* **What this task involves**: Your copy should be exact, beginning at the line containing "Output the web" and ending at the line containing "- margin.bottom, margin.top]);", with both lines kept and every picture dropped.
----- Excerpted data -----
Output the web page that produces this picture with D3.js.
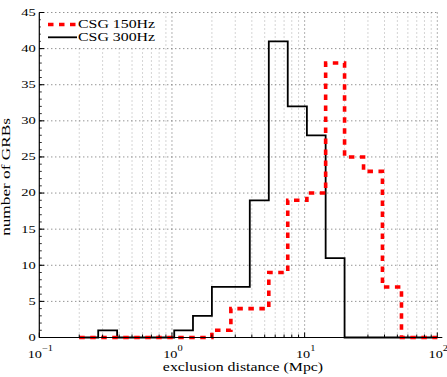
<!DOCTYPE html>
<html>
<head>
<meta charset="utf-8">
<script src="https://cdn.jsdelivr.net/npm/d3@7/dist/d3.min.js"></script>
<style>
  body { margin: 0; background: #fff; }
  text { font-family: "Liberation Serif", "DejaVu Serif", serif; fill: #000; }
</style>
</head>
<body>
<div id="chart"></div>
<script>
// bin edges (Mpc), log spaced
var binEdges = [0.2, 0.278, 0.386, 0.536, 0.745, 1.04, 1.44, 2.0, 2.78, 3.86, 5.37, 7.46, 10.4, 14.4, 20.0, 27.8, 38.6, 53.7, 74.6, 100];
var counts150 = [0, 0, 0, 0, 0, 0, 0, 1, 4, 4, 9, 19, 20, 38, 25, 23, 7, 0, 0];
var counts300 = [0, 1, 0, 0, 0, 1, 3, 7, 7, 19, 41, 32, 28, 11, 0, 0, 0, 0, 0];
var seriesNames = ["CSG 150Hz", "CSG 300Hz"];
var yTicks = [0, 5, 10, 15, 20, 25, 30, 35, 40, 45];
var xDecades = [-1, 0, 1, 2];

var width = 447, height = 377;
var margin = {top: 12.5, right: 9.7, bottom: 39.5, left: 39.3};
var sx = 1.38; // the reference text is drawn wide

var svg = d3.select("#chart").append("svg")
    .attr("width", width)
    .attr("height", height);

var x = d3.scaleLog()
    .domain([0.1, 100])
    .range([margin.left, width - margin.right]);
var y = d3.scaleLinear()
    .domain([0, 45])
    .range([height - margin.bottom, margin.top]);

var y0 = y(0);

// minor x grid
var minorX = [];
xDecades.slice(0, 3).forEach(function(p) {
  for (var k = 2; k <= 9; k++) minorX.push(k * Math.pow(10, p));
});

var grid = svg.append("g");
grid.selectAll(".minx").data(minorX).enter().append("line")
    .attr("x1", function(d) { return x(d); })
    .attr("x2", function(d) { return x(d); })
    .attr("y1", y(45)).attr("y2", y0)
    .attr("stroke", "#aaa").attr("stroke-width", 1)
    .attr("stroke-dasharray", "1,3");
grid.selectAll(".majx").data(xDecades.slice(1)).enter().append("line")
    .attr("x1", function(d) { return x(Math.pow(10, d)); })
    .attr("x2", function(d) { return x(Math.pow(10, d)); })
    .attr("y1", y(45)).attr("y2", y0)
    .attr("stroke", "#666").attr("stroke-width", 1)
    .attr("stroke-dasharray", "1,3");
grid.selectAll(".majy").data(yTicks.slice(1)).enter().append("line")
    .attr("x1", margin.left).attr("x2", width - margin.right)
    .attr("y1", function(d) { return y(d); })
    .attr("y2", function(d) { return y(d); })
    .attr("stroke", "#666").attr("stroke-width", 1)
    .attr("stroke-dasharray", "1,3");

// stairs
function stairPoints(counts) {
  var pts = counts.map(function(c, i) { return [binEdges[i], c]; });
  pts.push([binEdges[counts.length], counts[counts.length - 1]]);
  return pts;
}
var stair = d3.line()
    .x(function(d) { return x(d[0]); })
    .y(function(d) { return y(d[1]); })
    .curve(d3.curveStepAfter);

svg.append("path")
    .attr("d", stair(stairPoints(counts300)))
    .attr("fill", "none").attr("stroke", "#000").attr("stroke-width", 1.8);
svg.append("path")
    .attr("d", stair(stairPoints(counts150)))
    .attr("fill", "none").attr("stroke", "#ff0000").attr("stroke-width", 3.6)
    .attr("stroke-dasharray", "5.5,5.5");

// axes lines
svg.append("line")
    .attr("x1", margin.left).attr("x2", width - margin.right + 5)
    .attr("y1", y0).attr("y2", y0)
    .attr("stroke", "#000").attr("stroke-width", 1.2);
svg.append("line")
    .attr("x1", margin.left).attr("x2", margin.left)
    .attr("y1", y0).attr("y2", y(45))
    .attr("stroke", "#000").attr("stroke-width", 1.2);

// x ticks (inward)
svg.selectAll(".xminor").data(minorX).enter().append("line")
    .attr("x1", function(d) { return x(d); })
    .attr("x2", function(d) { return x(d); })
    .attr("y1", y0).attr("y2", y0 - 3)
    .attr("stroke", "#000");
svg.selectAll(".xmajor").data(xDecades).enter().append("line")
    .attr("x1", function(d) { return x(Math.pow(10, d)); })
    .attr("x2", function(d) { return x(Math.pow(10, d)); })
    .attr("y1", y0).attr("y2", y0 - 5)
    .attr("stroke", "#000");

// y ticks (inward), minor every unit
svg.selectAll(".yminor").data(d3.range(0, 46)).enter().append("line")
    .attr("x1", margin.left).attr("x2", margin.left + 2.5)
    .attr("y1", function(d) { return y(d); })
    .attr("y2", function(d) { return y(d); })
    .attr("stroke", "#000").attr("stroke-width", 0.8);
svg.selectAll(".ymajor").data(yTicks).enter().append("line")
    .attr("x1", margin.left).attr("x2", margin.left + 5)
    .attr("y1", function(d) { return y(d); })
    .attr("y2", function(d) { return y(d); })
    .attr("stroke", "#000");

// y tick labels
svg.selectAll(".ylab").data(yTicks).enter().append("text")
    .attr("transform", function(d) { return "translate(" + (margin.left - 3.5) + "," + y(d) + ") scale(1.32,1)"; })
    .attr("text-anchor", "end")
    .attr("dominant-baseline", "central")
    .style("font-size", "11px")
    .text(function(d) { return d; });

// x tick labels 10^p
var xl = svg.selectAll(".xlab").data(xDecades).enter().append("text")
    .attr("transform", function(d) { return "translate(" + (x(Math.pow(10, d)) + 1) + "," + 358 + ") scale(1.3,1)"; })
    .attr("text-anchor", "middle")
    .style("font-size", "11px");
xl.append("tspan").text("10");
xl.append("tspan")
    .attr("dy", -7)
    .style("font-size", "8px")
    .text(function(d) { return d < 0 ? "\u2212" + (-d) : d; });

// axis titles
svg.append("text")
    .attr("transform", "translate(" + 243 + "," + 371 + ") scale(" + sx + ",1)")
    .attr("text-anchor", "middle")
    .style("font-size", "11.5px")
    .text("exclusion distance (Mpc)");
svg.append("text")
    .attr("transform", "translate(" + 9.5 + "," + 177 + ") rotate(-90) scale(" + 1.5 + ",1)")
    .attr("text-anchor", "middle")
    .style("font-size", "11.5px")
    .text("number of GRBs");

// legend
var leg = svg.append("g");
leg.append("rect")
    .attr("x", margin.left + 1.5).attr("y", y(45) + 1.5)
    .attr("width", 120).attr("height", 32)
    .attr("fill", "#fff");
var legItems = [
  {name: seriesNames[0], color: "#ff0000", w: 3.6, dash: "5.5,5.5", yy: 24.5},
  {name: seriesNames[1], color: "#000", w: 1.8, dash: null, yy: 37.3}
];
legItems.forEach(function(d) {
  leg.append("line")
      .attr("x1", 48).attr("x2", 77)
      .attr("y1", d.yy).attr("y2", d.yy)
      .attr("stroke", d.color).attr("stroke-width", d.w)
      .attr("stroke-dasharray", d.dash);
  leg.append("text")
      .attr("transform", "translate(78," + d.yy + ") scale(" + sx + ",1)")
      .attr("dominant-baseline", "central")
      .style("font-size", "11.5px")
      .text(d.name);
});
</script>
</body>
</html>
-----
----- Excerpted data -----
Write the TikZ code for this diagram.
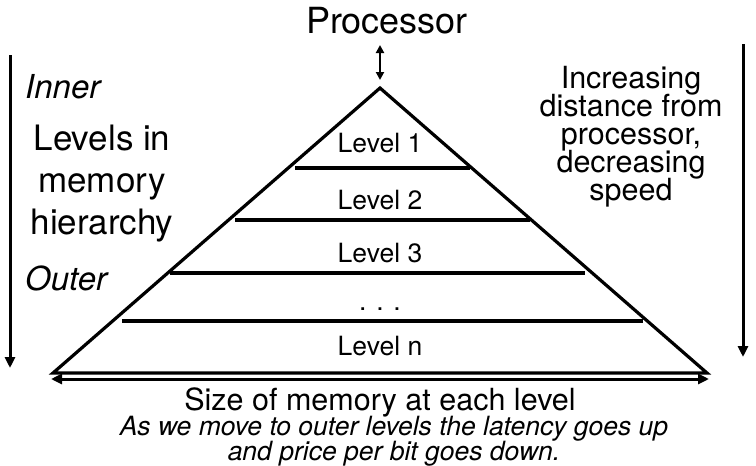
-----
* **Solved exercise**:
Output the web page that produces this picture with D3.js.
<!DOCTYPE html>
<html>
<head>
<meta charset="utf-8">
<script src="https://cdn.jsdelivr.net/npm/d3@7/dist/d3.min.js"></script>
<style>
  body { margin: 0; background: #fff; }
  text { font-family: "Liberation Serif", "DejaVu Serif", serif; fill: #000; }
</style>
</head>
<body>
<div id="chart"></div>
<script>
// bin edges (Mpc), log spaced
var binEdges = [0.2, 0.278, 0.386, 0.536, 0.745, 1.04, 1.44, 2.0, 2.78, 3.86, 5.37, 7.46, 10.4, 14.4, 20.0, 27.8, 38.6, 53.7, 74.6, 100];
var counts150 = [0, 0, 0, 0, 0, 0, 0, 1, 4, 4, 9, 19, 20, 38, 25, 23, 7, 0, 0];
var counts300 = [0, 1, 0, 0, 0, 1, 3, 7, 7, 19, 41, 32, 28, 11, 0, 0, 0, 0, 0];
var seriesNames = ["CSG 150Hz", "CSG 300Hz"];
var yTicks = [0, 5, 10, 15, 20, 25, 30, 35, 40, 45];
var xDecades = [-1, 0, 1, 2];

var width = 447, height = 377;
var margin = {top: 12.5, right: 9.7, bottom: 39.5, left: 39.3};
var sx = 1.38; // the reference text is drawn wide

var svg = d3.select("#chart").append("svg")
    .attr("width", width)
    .attr("height", height);

var x = d3.scaleLog()
    .domain([0.1, 100])
    .range([margin.left, width - margin.right]);
var y = d3.scaleLinear()
    .domain([0, 45])
    .range([height - margin.bottom, margin.top]);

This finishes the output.